■ Supplied information ■
— start —

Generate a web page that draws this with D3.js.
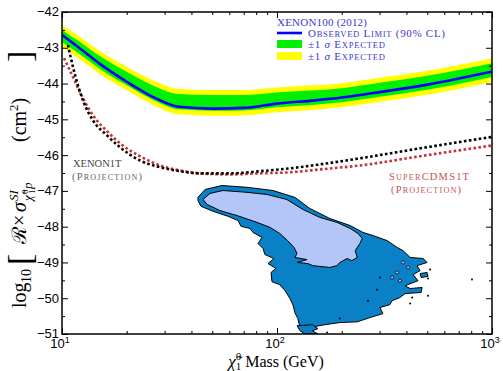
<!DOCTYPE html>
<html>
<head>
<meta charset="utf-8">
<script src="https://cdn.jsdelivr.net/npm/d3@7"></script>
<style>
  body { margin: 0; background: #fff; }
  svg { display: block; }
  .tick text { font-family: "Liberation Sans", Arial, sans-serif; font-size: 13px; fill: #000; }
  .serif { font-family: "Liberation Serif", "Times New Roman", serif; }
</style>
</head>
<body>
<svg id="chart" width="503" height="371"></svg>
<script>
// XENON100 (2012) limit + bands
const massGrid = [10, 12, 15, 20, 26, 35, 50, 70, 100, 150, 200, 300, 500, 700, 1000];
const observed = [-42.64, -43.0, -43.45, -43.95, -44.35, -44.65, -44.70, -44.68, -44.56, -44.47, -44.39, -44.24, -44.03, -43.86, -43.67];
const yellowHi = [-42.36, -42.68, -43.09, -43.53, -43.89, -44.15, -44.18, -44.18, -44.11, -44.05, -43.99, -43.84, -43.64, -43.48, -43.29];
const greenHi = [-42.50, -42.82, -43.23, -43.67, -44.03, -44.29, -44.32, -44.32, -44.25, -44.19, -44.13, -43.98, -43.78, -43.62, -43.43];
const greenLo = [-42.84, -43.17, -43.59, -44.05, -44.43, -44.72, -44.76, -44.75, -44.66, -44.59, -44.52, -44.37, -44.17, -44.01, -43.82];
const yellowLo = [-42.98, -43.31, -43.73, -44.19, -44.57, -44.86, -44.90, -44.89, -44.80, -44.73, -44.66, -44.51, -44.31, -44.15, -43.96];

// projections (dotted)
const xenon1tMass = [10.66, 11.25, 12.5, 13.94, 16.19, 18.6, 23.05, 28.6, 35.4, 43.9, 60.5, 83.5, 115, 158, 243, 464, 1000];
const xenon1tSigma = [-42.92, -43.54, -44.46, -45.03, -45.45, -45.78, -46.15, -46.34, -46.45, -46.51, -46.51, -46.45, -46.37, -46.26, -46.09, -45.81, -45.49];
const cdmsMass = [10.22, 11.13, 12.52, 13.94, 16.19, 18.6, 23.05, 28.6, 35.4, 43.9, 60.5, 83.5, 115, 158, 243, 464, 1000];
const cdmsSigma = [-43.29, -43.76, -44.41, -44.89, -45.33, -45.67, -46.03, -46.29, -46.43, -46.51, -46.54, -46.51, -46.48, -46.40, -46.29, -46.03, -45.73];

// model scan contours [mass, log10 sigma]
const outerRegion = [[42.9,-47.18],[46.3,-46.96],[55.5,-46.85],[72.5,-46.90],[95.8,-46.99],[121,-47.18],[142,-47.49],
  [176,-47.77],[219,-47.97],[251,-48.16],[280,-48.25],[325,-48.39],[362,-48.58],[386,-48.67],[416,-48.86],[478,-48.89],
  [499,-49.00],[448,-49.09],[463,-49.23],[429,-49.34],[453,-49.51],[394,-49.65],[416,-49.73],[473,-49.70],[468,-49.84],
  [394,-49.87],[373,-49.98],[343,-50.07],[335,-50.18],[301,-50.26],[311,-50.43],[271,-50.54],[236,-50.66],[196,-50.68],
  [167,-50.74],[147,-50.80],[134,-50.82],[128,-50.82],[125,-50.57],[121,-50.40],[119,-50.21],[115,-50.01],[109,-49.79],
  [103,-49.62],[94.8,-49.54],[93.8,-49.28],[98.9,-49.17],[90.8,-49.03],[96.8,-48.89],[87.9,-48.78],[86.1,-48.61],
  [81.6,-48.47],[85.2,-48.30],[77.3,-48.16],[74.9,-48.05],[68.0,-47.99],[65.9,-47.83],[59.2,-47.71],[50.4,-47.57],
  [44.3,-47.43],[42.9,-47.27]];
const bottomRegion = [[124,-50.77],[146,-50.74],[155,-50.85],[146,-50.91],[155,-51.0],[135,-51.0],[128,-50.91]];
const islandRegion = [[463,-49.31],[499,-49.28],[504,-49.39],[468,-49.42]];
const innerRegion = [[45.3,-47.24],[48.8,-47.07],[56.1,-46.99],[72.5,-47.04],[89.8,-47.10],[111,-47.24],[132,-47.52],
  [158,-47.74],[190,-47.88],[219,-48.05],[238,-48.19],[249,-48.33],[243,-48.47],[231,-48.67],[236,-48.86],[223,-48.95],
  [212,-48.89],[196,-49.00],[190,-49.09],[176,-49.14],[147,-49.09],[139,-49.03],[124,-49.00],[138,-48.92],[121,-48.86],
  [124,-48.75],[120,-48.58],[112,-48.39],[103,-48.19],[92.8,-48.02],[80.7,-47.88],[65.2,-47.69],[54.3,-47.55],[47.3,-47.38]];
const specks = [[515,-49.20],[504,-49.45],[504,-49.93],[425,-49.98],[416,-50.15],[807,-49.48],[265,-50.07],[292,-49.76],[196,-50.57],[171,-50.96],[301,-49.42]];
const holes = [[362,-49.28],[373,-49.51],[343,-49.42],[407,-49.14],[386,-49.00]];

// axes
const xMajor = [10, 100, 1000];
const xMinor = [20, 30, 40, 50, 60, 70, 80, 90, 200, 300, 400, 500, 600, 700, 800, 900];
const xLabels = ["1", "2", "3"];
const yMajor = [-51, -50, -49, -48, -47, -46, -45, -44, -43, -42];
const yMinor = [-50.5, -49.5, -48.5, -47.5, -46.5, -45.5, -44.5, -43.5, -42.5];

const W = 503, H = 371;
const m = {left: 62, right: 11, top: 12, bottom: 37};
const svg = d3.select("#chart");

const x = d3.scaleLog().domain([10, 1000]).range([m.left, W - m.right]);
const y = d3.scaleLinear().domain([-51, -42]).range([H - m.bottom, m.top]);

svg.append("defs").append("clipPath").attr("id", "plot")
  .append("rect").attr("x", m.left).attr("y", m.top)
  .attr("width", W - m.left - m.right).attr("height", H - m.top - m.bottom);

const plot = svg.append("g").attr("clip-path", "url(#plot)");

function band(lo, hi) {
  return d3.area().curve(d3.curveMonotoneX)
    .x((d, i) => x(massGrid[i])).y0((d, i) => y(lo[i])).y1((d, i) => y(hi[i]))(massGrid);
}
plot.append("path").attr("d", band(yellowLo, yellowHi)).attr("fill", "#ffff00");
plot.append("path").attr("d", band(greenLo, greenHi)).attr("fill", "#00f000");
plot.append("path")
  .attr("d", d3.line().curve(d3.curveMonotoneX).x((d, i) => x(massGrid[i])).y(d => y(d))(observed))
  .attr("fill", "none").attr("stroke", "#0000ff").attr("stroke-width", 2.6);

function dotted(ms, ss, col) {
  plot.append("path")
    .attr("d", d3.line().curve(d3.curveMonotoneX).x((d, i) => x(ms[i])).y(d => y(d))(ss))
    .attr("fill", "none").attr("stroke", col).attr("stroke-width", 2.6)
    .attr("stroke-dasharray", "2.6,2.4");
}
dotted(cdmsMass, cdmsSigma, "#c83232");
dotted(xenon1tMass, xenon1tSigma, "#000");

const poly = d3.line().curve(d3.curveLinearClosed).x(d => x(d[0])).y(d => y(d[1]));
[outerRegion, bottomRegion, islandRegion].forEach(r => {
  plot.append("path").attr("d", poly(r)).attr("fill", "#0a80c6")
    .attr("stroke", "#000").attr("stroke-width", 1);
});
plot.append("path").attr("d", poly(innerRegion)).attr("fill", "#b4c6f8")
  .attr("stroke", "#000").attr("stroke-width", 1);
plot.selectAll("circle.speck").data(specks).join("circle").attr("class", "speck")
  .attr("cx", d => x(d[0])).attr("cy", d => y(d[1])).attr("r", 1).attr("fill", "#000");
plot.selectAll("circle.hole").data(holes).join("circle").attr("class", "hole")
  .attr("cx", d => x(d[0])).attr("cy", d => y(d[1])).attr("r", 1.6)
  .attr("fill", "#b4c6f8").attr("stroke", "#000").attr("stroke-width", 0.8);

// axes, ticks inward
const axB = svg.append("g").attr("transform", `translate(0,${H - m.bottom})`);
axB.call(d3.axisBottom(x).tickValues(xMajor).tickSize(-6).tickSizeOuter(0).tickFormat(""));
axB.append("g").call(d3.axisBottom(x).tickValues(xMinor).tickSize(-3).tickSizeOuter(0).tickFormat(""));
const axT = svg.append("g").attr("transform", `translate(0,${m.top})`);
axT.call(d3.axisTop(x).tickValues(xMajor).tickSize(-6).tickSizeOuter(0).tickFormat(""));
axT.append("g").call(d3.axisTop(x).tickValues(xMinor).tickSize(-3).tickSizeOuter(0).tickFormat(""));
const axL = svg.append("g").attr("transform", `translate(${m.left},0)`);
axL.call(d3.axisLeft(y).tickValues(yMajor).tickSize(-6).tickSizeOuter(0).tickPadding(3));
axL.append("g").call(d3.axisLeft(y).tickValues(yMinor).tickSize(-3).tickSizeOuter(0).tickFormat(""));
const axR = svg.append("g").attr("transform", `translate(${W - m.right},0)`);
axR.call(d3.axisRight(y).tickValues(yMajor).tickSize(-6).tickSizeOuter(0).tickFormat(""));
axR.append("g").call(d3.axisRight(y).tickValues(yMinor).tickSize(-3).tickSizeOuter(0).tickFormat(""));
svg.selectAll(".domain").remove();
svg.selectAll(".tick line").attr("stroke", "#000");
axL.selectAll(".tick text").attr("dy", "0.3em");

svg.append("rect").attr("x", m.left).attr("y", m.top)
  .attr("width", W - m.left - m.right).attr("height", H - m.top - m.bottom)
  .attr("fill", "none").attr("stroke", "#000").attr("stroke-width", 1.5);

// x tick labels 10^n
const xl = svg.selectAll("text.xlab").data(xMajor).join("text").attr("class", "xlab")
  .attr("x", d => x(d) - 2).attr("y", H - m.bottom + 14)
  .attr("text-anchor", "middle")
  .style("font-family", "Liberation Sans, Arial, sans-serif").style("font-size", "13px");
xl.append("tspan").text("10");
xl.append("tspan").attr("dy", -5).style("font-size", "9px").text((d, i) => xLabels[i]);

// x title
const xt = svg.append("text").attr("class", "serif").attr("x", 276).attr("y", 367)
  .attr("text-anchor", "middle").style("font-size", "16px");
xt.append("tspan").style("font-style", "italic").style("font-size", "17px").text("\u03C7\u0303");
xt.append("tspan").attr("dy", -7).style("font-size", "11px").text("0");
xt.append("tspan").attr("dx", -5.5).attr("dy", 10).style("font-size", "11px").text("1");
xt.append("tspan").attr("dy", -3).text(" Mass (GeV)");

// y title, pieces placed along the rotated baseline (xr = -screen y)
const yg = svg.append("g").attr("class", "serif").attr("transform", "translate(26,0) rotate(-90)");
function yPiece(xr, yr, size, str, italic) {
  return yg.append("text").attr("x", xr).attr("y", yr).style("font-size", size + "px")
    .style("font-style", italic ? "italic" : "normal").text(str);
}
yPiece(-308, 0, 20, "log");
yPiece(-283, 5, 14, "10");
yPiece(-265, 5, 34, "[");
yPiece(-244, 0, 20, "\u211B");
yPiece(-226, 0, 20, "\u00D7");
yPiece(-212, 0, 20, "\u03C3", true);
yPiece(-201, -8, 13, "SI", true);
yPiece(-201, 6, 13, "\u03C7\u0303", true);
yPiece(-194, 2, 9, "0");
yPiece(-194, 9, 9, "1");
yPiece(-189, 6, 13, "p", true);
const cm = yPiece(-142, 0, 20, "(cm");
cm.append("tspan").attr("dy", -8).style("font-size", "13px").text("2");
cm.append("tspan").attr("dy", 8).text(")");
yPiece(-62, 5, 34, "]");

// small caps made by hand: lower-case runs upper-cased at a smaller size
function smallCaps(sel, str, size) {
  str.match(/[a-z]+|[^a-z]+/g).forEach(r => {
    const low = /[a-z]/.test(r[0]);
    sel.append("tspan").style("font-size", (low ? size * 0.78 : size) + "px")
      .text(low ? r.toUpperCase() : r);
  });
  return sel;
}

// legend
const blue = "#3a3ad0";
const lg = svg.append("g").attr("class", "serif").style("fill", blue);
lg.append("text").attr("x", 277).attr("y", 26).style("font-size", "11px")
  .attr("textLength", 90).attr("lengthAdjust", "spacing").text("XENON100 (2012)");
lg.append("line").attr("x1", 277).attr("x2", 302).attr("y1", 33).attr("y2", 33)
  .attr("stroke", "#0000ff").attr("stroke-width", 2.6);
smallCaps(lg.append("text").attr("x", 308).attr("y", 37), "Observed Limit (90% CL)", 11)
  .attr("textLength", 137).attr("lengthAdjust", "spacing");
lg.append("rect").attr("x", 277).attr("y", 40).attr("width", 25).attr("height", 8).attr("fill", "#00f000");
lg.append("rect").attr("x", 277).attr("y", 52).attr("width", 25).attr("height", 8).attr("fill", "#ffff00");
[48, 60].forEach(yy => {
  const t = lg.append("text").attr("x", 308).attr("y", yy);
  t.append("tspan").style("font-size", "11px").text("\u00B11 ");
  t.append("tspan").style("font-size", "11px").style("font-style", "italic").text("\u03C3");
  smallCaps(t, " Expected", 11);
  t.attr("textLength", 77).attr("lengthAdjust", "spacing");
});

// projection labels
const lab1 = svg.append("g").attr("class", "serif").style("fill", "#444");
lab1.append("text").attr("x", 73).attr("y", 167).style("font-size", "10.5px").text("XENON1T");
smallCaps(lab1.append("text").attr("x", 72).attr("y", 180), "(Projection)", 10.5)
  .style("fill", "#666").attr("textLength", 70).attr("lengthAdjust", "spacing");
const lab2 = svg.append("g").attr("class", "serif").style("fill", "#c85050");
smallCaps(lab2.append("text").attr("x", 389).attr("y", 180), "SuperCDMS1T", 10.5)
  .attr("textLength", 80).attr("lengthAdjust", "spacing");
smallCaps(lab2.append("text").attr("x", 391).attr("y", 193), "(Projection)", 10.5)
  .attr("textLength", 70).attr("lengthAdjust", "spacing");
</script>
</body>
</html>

— end —

■ What the task asks ■
Print the data above verbatim from the first line through the line holding "-44.31, -44.15, -43.96];", leaving every picture out.

■ Response ■
Generate a web page that draws this with D3.js.
<!DOCTYPE html>
<html>
<head>
<meta charset="utf-8">
<script src="https://cdn.jsdelivr.net/npm/d3@7"></script>
<style>
  body { margin: 0; background: #fff; }
  svg { display: block; }
  .tick text { font-family: "Liberation Sans", Arial, sans-serif; font-size: 13px; fill: #000; }
  .serif { font-family: "Liberation Serif", "Times New Roman", serif; }
</style>
</head>
<body>
<svg id="chart" width="503" height="371"></svg>
<script>
// XENON100 (2012) limit + bands
const massGrid = [10, 12, 15, 20, 26, 35, 50, 70, 100, 150, 200, 300, 500, 700, 1000];
const observed = [-42.64, -43.0, -43.45, -43.95, -44.35, -44.65, -44.70, -44.68, -44.56, -44.47, -44.39, -44.24, -44.03, -43.86, -43.67];
const yellowHi = [-42.36, -42.68, -43.09, -43.53, -43.89, -44.15, -44.18, -44.18, -44.11, -44.05, -43.99, -43.84, -43.64, -43.48, -43.29];
const greenHi = [-42.50, -42.82, -43.23, -43.67, -44.03, -44.29, -44.32, -44.32, -44.25, -44.19, -44.13, -43.98, -43.78, -43.62, -43.43];
const greenLo = [-42.84, -43.17, -43.59, -44.05, -44.43, -44.72, -44.76, -44.75, -44.66, -44.59, -44.52, -44.37, -44.17, -44.01, -43.82];
const yellowLo = [-42.98, -43.31, -43.73, -44.19, -44.57, -44.86, -44.90, -44.89, -44.80, -44.73, -44.66, -44.51, -44.31, -44.15, -43.96];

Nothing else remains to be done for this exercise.